| Church Blame in the Frame
By Frank Brennan
Eureka Street
February 28, 2013
http://www.eurekastreet.com.au/article.aspx?aeid=35212
Last night I attended the opening night of the Big Picture Film Festival in Sydney. The festival is the brainchild of the Reverend Bill Crews who sees a place for film enhancing the community's commitment to social justice.
On the very eve of Pope Benedict's last day in office, the program included the Australian premiere of the American documentary about clerical sexual abuse Silence in the House of God: Mea Maxima Culpa followed by a panel discussion with Tom Keneally, Geraldine Doogue and myself. It was a very confronting and draining night, particularly for me, the one Catholic priest in the audience.
Crews introduced the festival declaring that the common theme of all films chosen for the week was 'Hope'. For the next 90 minutes the audience took in the relentless and overwhelming portrayal of child sex abuse in the Catholic Church presented by producer Alex Gibney, focusing on the horrendous case of Fr Lawrence Murphy, who abused up to 200 children at a school for the deaf in Milwaukee.
Gibney then moves the camera to Ireland before returning to Boston and then zeroing in on the Vatican with with horrific case of Fr Maciel, the founder of the Legion of Christ.
At the end of such a cascade of abuse and cover up, what could one usefully say? We panellists identified four reservoirs of hope in the midst of all this putrid activity.
First was the dignity and persistence of the four deaf victims who persevered against the odds in outing Fr Murphy.
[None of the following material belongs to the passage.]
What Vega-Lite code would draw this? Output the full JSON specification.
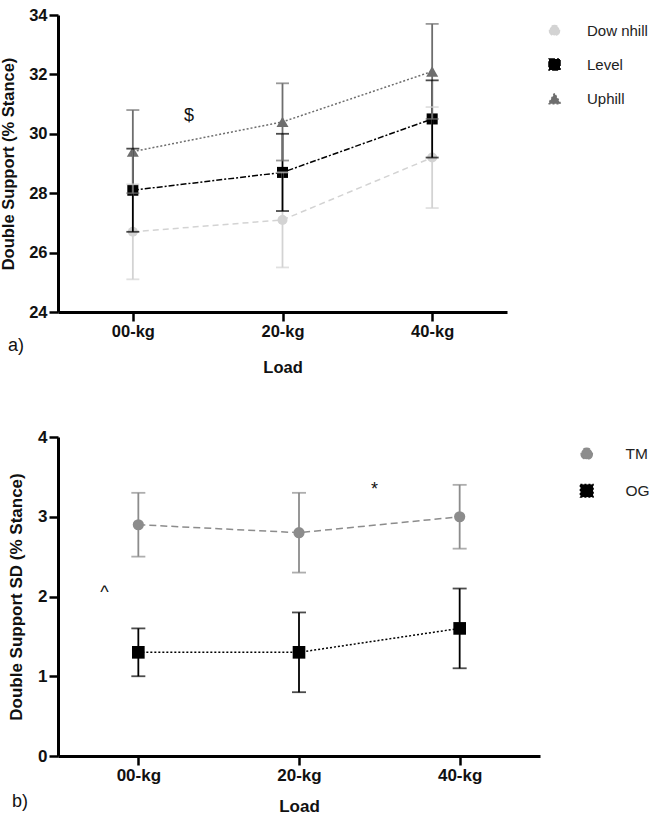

They sought justice, compassion, transparency and safety for children in the future.
Second was the one priest who visited the home for the deaf decades ago, heard the children, and tried to blow the whistle on Fr Murphy.
Third was the realisation that everyone in the cinema had a heightened awareness of child sexual abuse. A generation ago, the community lack of awareness allowed abuse and cover ups to continue.
Fourth was the understanding that we are individuals with a plurality of associations. Some of us are members of a hierarchical, undemocratic Church, but at the same time we are members of a robust pluralist democratic society and citizens of a State which is founded on the rule of law.
We Australian Catholics know that our Church needs help from the State to ensure that the processes and structures are in place to arrest the incidence of child sexual abuse within our Church.
Moving from the screen to the Australian reality, the recent Whitlam Report into the case of Fr F and his two identified victims provides pointers for the work ahead for the Royal Commission.
In the movie, the Milwaukee police turned the victims away; the District Attorney's Office turned them away. That would be unlikely to happen today. In the case of Fr F, retired Justice Whitlam found the bishop of the day derelict in his pastoral duties. He also found that the magistrate was reckless, the prosecuting authorities too laidback, the police dilatory and the consulting psychologist out of his depth.
In the movie, the viewer is left uneasy and even outraged about the role of Church leaders all the way to the top when it comes to the case of Fr Maciel. It appears that even Pope John Paul II was at least negligent in failing to pursue the many allegations about Maciel. On the death of John Paul, the Vatican immediately ramped up the inquiries into Maciel. While Cardinal Ratzinger, as he then was, knew the problem, John Paul looked away.
Just a week ago, Geraldine Doogue and I appeared on a TV program with Archibishop Mark Coleridge who made the point that he was working closely with John Paul at the time the Maciel allegations first came to light and that it was clear that there was abuse to be investigated but that the Pope had thought the allegations simply reminiscent of the Communist smear campaigns he had experienced in Poland.
While the world waits for the election of the new pope to put the Church in order complying with the requirements of justice, compassion, transparency and safety for children, some of our most informed bishops like Coleridge and Cardinal Pell have belled the cat and told the media that government and governance of the Church have been wanting during the papacy of Benedict.
The temptation is to see notions such as justice, compassion and transparency as the preserve or obsessive concern of western liberals who don't go to Church anyway. These notions are much more universal than that; they are the contemporary, institutional rendition of gospel values.
The unaccountable hiddenness of Vatican clericalism has reached its use-by date. The God of the scriptures looks first to those deaf victims and decries the silence in the house of God.
Lets hope the Royal Commission can help us hear the voices that need to be heard for the good of us all, and for the good of the Church. And let's hope our cardinals elect someone who can insist on justice, compassion, transparency and due process within his own Curia.
Meanwhile we would all be well advised to take more seriously the notions of good and evil, grace and sin, repentance and forgiveness, individual complicity and sinful structures. Whatever our language or theological matrix, we need to own collectively what we could have prevented institutionally. We have a responsibility to call everyone including the pope to account, and not just after they resign.